Further, it is virtually impossible to ask Luceno’s defense attorney, or any defense attorney so situated, to act with objectivity and complete impartiality as a prosecutor in a criminal proceeding against a police officer who is responsible for the charge against his client. The conflict of interest here is explicit. (See Read v Sacco, 49 AD2d 471, 476, supra.) For this reason also, the information should be dismissed.

Accordingly, the motion of the Corporation Counsel on behalf of Patrolman Cuozzo dismissing the summons and information filed against Patrolman Cuozzo is granted, and the motion by Luceno asking the court to allow the prosecution against Patrolman Cuozzo is dismissed.
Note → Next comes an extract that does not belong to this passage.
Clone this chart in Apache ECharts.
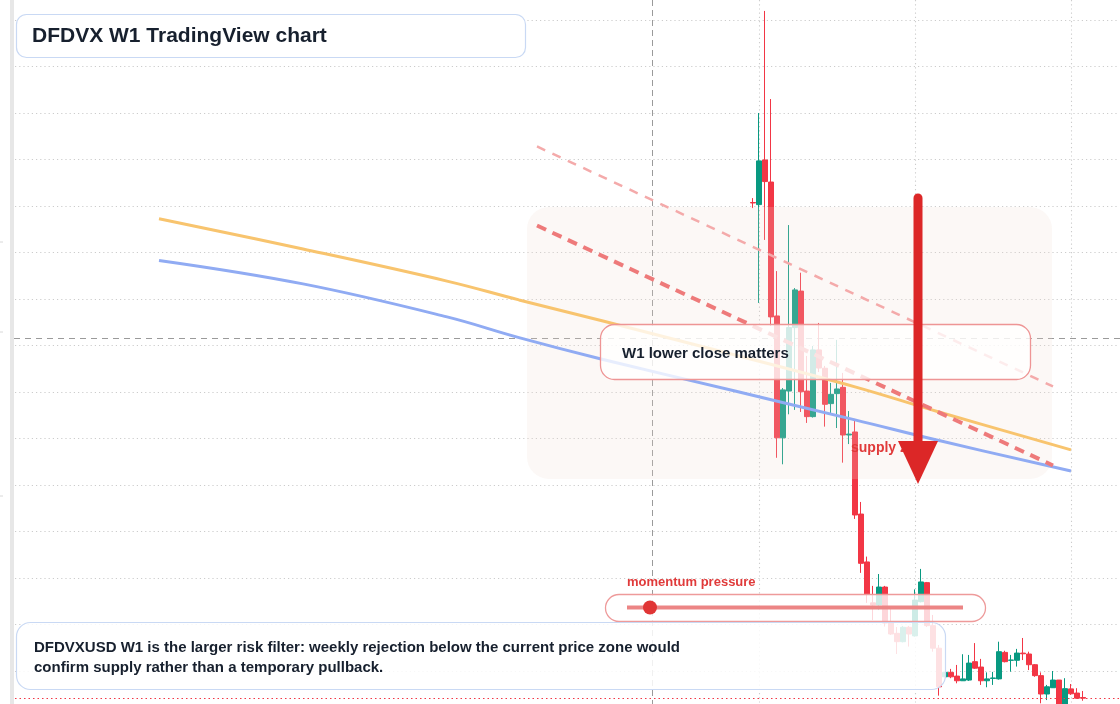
<!DOCTYPE html>
<html><head><meta charset="utf-8">
<script src="https://cdn.jsdelivr.net/npm/echarts/dist/echarts.min.js"></script>
<style>html,body{margin:0;padding:0;background:#fff;overflow:hidden}#c{width:1120px;height:704px}</style>
</head><body><div id="c"></div>
<script>
// ---- data ----
const categoryCount = 185;            // weekly slots on the x axis
const firstCandleIndex = 123;         // slot of the first drawn candle
const opens  = [22.15,22.06,23.98,23.03,17.27,12.03,14.04,16.77,18.34,14.04,12.94,15.81,15.02,13.50,13.93,14.20,12.15,12.28,8.75,6.69,4.93,4.84,5.61,4.06,3.62,3.26,3.88,3.51,4.98,5.80,3.95,2.98,1.75,1.94,1.78,1.58,1.61,2.40,2.17,1.58,1.68,1.66,2.80,2.46,2.46,2.77,2.73,2.27,1.80,1.01,1.28,1.61,0.45,1.23,1.05,0.86];
const closes = [22.13,23.94,23.05,17.23,12.03,14.09,16.77,18.39,14.01,12.94,15.81,15.03,13.47,13.90,14.13,12.15,12.19,8.71,6.63,5.31,4.84,5.61,4.06,3.59,3.26,3.88,3.59,5.05,5.83,3.95,2.98,1.32,1.94,1.75,1.58,1.66,2.34,2.12,1.58,1.66,1.70,2.83,2.40,2.47,2.77,2.74,2.27,1.80,1.01,1.32,1.61,0.49,1.24,1.02,0.83,0.83];
const lows   = [21.91,17.83,20.54,16.84,11.17,10.89,13.04,13.23,13.14,12.67,12.90,14.86,12.51,13.05,12.45,10.96,11.76,8.54,6.22,4.93,4.19,4.62,3.91,3.55,2.73,3.23,3.05,3.48,4.95,3.89,2.83,0.94,1.74,1.69,1.47,1.57,1.57,2.09,1.40,1.30,1.40,1.63,2.37,1.97,2.19,2.47,2.04,1.75,0.61,0.75,1.27,0.32,0.32,0.97,0.80,0.72];
const highs  = [22.34,26.00,30.39,26.60,19.20,14.17,21.18,18.47,19.13,15.55,15.98,16.97,15.12,14.39,16.24,14.82,13.18,12.84,9.27,6.92,5.66,6.17,5.66,4.75,3.89,3.94,3.94,5.51,6.39,5.83,4.41,3.12,1.96,2.09,2.26,2.72,2.69,3.20,2.52,1.94,1.96,3.26,2.87,2.69,2.95,3.42,2.83,2.30,1.94,1.40,2.00,1.61,1.69,1.44,1.26,1.14];
// moving-average style curves: [slot, price]
const orangeCurve = [[24,21.45],[48,20.15],[72,18.77],[84,17.96],[98,17.05],[120,15.59],[140,14.22],[154,13.14],[176,11.51]];
const blueCurve   = [[24,19.66],[48,18.65],[72,17.23],[84,16.34],[98,15.40],[120,14.04],[140,12.80],[154,11.91],[176,10.60]];
// descending resistance lines
const resistanceStrong = [[87,21.16],[173,10.84]];
const resistanceFaint  = [[87,24.56],[173,14.24]];
// price grid levels and visible price range
const priceGridLevels = [2,4,6,8,10,12,14,16,18,20,22,24,26,28,30];
const priceRange = [0.58, 30.86];
const timeGridSlots = [124,150,176];

// ---- build ----
const categories = [];
for (let i = 0; i < categoryCount; i++) categories.push('W' + i);
const candleData = [];
for (let i = 0; i < categoryCount; i++) {
  const j = i - firstCandleIndex;
  if (j >= 0 && j < opens.length) candleData.push([opens[j], closes[j], lows[j], highs[j]]);
  else candleData.push('-');
}
const lastClose = closes[closes.length - 1];

const chart = echarts.init(document.getElementById('c'), null, {renderer:'canvas'});
const FONT = 'Liberation Sans, Arial, sans-serif';
const GRID_STYLE = {color:'#cccccc', width:1.1, type:[1.2,3]};
chart.setOption({
  animation:false,
  backgroundColor:'#ffffff',
  grid:{left:15, right:1, top:0, bottom:0, containLabel:false},
  xAxis:{type:'category', data:categories, boundaryGap:false,
    axisLine:{show:false}, axisTick:{show:false}, axisLabel:{show:false},
    splitLine:{show:true, interval:(idx)=>timeGridSlots.indexOf(idx) >= 0, lineStyle:GRID_STYLE}},
  yAxis:{type:'value', min:priceRange[0], max:priceRange[1],
    axisLine:{show:false}, axisTick:{show:false}, axisLabel:{show:false},
    splitLine:{show:false}},
  series:[
    {type:'line', data:[], symbol:'none', z:0,
      markLine:{silent:true, z:0, symbol:['none','none'], label:{show:false},
        lineStyle:GRID_STYLE,
        data:priceGridLevels.map(v=>({yAxis:v}))}},
    {type:'candlestick', data:candleData, barWidth:5, z:2,
      itemStyle:{color:'#089981', color0:'#f23645', borderColor:'#089981', borderColor0:'#f23645', borderWidth:1},
      markLine:{silent:true, symbol:['none','none'], label:{show:false},
        lineStyle:{color:'#f23645', type:[1.5,3], width:1.2},
        data:[{yAxis:lastClose}]}},
    {type:'line', data:orangeCurve, smooth:0.4, symbol:'none', z:4,
      lineStyle:{color:'#f8c46e', width:3}},
    {type:'line', data:blueCurve, smooth:0.4, symbol:'none', z:4,
      lineStyle:{color:'#90abf3', width:3}},
    {type:'line', data:resistanceStrong, symbol:'none', z:4,
      lineStyle:{color:'#ee7a7a', width:4, type:[10,7]}},
    {type:'line', data:resistanceFaint, symbol:'none', z:4,
      lineStyle:{color:'#f4aaaa', width:2.5, type:[9,8]}}
  ],
  graphic:[
    {type:'rect', z:3, shape:{x:527,y:207,width:525,height:272,r:22}, style:{fill:'rgba(238,220,208,0.2)'}},
    {type:'rect', z:1, shape:{x:10,y:0,width:4,height:704}, style:{fill:'#e7e7e7'}},
    {type:'line', z:1, shape:{x1:0,y1:242,x2:3,y2:242}, style:{stroke:'#d8d8d8',lineWidth:1}},
    {type:'line', z:1, shape:{x1:0,y1:332,x2:3,y2:332}, style:{stroke:'#d8d8d8',lineWidth:1}},
    {type:'line', z:1, shape:{x1:0,y1:496,x2:3,y2:496}, style:{stroke:'#d8d8d8',lineWidth:1}},
    // crosshair
    {type:'line', z:1, shape:{x1:652.5,y1:0,x2:652.5,y2:704}, style:{stroke:'#9a9a9a',lineWidth:1,lineDash:[6,4]}},
    {type:'line', z:1, shape:{x1:14,y1:338.5,x2:1120,y2:338.5}, style:{stroke:'#9a9a9a',lineWidth:1,lineDash:[6,5]}},
    // title
    {type:'rect', z:50, shape:{x:16.5,y:14.5,width:509,height:43,r:10}, style:{fill:'#ffffff',stroke:'#c9d9f4',lineWidth:1.2}},
    {type:'text', z:51, x:32, y:36, style:{text:'DFDVX W1 TradingView chart', font:'bold 21px '+FONT, fill:'#17202e', textVerticalAlign:'middle'}},
    // W1 box
    {type:'rect', z:50, shape:{x:600.5,y:324.5,width:430,height:55,r:14}, style:{fill:'rgba(255,255,255,0.78)',stroke:'#ee9595',lineWidth:1.3}},
    {type:'text', z:51, x:622, y:354, style:{text:'W1 lower close matters', font:'bold 15px '+FONT, fill:'#17202e', textVerticalAlign:'middle'}},
    // supply zone label + arrow
    {type:'text', z:55, x:851, y:448, style:{text:'supply zone', font:'bold 14px '+FONT, fill:'#e03a3a', textVerticalAlign:'middle'}},
    {type:'line', z:60, shape:{x1:918,y1:198,x2:918,y2:446}, style:{stroke:'#dc2727',lineWidth:9,lineCap:'round'}},
    {type:'polygon', z:60, shape:{points:[[898,441],[938,441],[918,484]]}, style:{fill:'#dc2727'}},
    // momentum pill
    {type:'text', z:51, x:627, y:582, style:{text:'momentum pressure', font:'bold 13px '+FONT, fill:'#e03a3a', textVerticalAlign:'middle'}},
    {type:'rect', z:50, shape:{x:605.5,y:594.5,width:380,height:27,r:13.5}, style:{fill:'rgba(255,255,255,0.8)',stroke:'#ee9a9a',lineWidth:1.3}},
    {type:'line', z:51, shape:{x1:627,y1:607.5,x2:963,y2:607.5}, style:{stroke:'#ec8585',lineWidth:4}},
    {type:'circle', z:52, shape:{cx:650,cy:607.5,r:7}, style:{fill:'#e03535'}},
    // bottom note
    {type:'rect', z:50, shape:{x:16.5,y:622.5,width:929,height:67,r:14}, style:{fill:'rgba(255,255,255,0.85)',stroke:'#c9d9f4',lineWidth:1.2}},
    {type:'text', z:51, x:34, y:648, style:{text:'DFDVXUSD W1 is the larger risk filter: weekly rejection below the current price zone would', font:'bold 15px '+FONT, fill:'#17202e', textVerticalAlign:'middle'}},
    {type:'text', z:51, x:34, y:668, style:{text:'confirm supply rather than a temporary pullback.', font:'bold 15px '+FONT, fill:'#17202e', textVerticalAlign:'middle'}}
  ]
});
</script></body></html>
. Luceno’s information alleges that Patrolman Cuozzo violated the following provisions of the Vehicle and Traffic Law:

"§ 1129(A), following too closely, to wit, at the above date and time, the defendant did operate a motor vehicle and did follow another vehicle more closely than is reasonable and prudent under the circumstances then and there existing;

"§ 1180(A), violation of speed restrictions, to wit, at the above date and time, the defendant did operate a motor vehicle at a speed greater than was reasonable and prudent under the circumstances and conditions then and there existing;

"§ 1180(D), violation of speed restrictions, to wit, at the above date and time, the defendant did operate a motor vehicle at a speed greater than the established maximum speed limits on said roadway. Defendant’s vehicle was traveling 45 miles per hour in a 40 miles per hour zone.”

. "It is difficult to reconcile the holding of People v. Van Sickle (supra), that a conviction would not be set aside because the complaining witness was allowed to conduct the prosecution, with the statement in the majority opinion that the District Attorney must appear either in person in all prosecutions or by public officers or private attorneys with his consent.” (78 Mise 2d, at pp 424-425; emphasis by the court.)

. If the District Attorney had disapproved of this proceeding, a different question would be presented.